**YOUR OBJECTIVE:**
Go through the listing and write out all of it exactly.

★ ★ ★ ★ ★

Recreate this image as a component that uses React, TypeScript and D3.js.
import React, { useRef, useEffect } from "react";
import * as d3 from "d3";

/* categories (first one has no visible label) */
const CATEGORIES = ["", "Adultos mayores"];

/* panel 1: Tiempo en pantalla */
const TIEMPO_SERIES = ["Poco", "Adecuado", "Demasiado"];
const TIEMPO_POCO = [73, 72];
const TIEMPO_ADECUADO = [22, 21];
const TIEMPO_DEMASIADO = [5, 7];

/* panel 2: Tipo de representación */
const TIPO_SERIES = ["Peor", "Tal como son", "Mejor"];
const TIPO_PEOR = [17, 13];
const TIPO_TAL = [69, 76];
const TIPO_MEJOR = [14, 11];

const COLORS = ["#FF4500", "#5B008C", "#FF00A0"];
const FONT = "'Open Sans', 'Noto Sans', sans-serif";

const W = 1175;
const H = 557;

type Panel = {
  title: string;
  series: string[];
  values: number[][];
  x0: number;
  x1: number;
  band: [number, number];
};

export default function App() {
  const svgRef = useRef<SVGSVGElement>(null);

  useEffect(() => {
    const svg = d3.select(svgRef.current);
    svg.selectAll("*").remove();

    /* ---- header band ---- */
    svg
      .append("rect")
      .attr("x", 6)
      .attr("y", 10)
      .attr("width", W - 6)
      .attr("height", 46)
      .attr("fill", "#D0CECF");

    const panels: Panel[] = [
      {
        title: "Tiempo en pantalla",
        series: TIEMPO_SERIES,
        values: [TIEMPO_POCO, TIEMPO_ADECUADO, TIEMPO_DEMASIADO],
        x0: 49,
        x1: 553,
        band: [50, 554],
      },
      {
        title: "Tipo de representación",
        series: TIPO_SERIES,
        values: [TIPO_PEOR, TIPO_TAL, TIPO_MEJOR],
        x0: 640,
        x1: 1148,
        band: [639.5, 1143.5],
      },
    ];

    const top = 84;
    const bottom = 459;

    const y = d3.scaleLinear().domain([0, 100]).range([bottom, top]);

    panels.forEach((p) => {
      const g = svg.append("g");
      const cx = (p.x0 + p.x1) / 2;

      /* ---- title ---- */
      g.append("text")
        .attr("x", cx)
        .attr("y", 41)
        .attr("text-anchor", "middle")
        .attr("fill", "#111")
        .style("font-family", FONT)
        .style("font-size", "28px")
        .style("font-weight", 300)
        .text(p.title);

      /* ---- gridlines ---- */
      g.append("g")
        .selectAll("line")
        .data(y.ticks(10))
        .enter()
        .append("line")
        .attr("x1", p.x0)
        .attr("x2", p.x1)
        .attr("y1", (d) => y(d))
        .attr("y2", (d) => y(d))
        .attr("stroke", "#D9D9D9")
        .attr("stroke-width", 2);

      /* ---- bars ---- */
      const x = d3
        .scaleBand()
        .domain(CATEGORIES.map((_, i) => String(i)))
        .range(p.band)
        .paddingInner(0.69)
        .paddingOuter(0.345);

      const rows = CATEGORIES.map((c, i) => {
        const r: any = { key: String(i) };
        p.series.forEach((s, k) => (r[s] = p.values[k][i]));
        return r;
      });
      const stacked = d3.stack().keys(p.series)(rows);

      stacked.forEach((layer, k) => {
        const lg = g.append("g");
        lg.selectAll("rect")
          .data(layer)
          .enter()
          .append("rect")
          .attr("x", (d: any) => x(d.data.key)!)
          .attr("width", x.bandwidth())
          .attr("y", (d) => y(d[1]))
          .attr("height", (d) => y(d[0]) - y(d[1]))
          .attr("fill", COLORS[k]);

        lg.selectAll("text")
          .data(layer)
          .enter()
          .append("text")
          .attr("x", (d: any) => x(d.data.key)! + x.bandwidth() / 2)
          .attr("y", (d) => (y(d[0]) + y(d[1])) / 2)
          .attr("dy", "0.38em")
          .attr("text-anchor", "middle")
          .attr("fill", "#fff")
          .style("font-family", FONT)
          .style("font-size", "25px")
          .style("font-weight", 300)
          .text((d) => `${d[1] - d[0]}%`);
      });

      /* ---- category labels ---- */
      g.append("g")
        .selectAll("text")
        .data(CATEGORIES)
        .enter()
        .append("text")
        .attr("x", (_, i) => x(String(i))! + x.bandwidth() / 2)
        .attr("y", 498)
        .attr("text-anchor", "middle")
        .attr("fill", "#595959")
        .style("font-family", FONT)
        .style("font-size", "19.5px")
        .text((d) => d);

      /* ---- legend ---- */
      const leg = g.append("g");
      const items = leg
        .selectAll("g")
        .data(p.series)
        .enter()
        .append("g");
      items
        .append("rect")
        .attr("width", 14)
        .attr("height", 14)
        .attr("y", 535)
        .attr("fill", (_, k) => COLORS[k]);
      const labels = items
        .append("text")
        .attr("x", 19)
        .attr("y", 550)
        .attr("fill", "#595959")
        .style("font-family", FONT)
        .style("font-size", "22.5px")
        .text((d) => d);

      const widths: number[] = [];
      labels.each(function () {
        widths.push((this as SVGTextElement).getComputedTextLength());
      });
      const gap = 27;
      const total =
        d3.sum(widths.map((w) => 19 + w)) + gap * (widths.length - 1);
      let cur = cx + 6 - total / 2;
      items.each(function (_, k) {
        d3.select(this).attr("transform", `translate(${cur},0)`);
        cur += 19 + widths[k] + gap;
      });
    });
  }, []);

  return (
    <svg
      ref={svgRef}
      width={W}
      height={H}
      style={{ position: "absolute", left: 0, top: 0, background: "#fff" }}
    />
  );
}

★ ★ ★ ★ ★

**EXERCISE RESPONSE:**
Recreate this image as a component that uses React, TypeScript and D3.js.
import React, { useRef, useEffect } from "react";
import * as d3 from "d3";

/* categories (first one has no visible label) */
const CATEGORIES = ["", "Adultos mayores"];

/* panel 1: Tiempo en pantalla */
const TIEMPO_SERIES = ["Poco", "Adecuado", "Demasiado"];
const TIEMPO_POCO = [73, 72];
const TIEMPO_ADECUADO = [22, 21];
const TIEMPO_DEMASIADO = [5, 7];

/* panel 2: Tipo de representación */
const TIPO_SERIES = ["Peor", "Tal como son", "Mejor"];
const TIPO_PEOR = [17, 13];
const TIPO_TAL = [69, 76];
const TIPO_MEJOR = [14, 11];

const COLORS = ["#FF4500", "#5B008C", "#FF00A0"];
const FONT = "'Open Sans', 'Noto Sans', sans-serif";

const W = 1175;
const H = 557;

type Panel = {
  title: string;
  series: string[];
  values: number[][];
  x0: number;
  x1: number;
  band: [number, number];
};

export default function App() {
  const svgRef = useRef<SVGSVGElement>(null);

  useEffect(() => {
    const svg = d3.select(svgRef.current);
    svg.selectAll("*").remove();

    /* ---- header band ---- */
    svg
      .append("rect")
      .attr("x", 6)
      .attr("y", 10)
      .attr("width", W - 6)
      .attr("height", 46)
      .attr("fill", "#D0CECF");

    const panels: Panel[] = [
      {
        title: "Tiempo en pantalla",
        series: TIEMPO_SERIES,
        values: [TIEMPO_POCO, TIEMPO_ADECUADO, TIEMPO_DEMASIADO],
        x0: 49,
        x1: 553,
        band: [50, 554],
      },
      {
        title: "Tipo de representación",
        series: TIPO_SERIES,
        values: [TIPO_PEOR, TIPO_TAL, TIPO_MEJOR],
        x0: 640,
        x1: 1148,
        band: [639.5, 1143.5],
      },
    ];

    const top = 84;
    const bottom = 459;

    const y = d3.scaleLinear().domain([0, 100]).range([bottom, top]);

    panels.forEach((p) => {
      const g = svg.append("g");
      const cx = (p.x0 + p.x1) / 2;

      /* ---- title ---- */
      g.append("text")
        .attr("x", cx)
        .attr("y", 41)
        .attr("text-anchor", "middle")
        .attr("fill", "#111")
        .style("font-family", FONT)
        .style("font-size", "28px")
        .style("font-weight", 300)
        .text(p.title);

      /* ---- gridlines ---- */
      g.append("g")
        .selectAll("line")
        .data(y.ticks(10))
        .enter()
        .append("line")
        .attr("x1", p.x0)
        .attr("x2", p.x1)
        .attr("y1", (d) => y(d))
        .attr("y2", (d) => y(d))
        .attr("stroke", "#D9D9D9")
        .attr("stroke-width", 2);

      /* ---- bars ---- */
      const x = d3
        .scaleBand()
        .domain(CATEGORIES.map((_, i) => String(i)))
        .range(p.band)
        .paddingInner(0.69)
        .paddingOuter(0.345);

      const rows = CATEGORIES.map((c, i) => {
        const r: any = { key: String(i) };
        p.series.forEach((s, k) => (r[s] = p.values[k][i]));
        return r;
      });
      const stacked = d3.stack().keys(p.series)(rows);

      stacked.forEach((layer, k) => {
        const lg = g.append("g");
        lg.selectAll("rect")
          .data(layer)
          .enter()
          .append("rect")
          .attr("x", (d: any) => x(d.data.key)!)
          .attr("width", x.bandwidth())
          .attr("y", (d) => y(d[1]))
          .attr("height", (d) => y(d[0]) - y(d[1]))
          .attr("fill", COLORS[k]);

        lg.selectAll("text")
          .data(layer)
          .enter()
          .append("text")
          .attr("x", (d: any) => x(d.data.key)! + x.bandwidth() / 2)
          .attr("y", (d) => (y(d[0]) + y(d[1])) / 2)
          .attr("dy", "0.38em")
          .attr("text-anchor", "middle")
          .attr("fill", "#fff")
          .style("font-family", FONT)
          .style("font-size", "25px")
          .style("font-weight", 300)
          .text((d) => `${d[1] - d[0]}%`);
      });

      /* ---- category labels ---- */
      g.append("g")
        .selectAll("text")
        .data(CATEGORIES)
        .enter()
        .append("text")
        .attr("x", (_, i) => x(String(i))! + x.bandwidth() / 2)
        .attr("y", 498)
        .attr("text-anchor", "middle")
        .attr("fill", "#595959")
        .style("font-family", FONT)
        .style("font-size", "19.5px")
        .text((d) => d);

      /* ---- legend ---- */
      const leg = g.append("g");
      const items = leg
        .selectAll("g")
        .data(p.series)
        .enter()
        .append("g");
      items
        .append("rect")
        .attr("width", 14)
        .attr("height", 14)
        .attr("y", 535)
        .attr("fill", (_, k) => COLORS[k]);
      const labels = items
        .append("text")
        .attr("x", 19)
        .attr("y", 550)
        .attr("fill", "#595959")
        .style("font-family", FONT)
        .style("font-size", "22.5px")
        .text((d) => d);

      const widths: number[] = [];
      labels.each(function () {
        widths.push((this as SVGTextElement).getComputedTextLength());
      });
      const gap = 27;
      const total =
        d3.sum(widths.map((w) => 19 + w)) + gap * (widths.length - 1);
      let cur = cx + 6 - total / 2;
      items.each(function (_, k) {
        d3.select(this).attr("transform", `translate(${cur},0)`);
        cur += 19 + widths[k] + gap;
      });
    });
  }, []);

  return (
    <svg
      ref={svgRef}
      width={W}
      height={H}
      style={{ position: "absolute", left: 0, top: 0, background: "#fff" }}
    />
  );
}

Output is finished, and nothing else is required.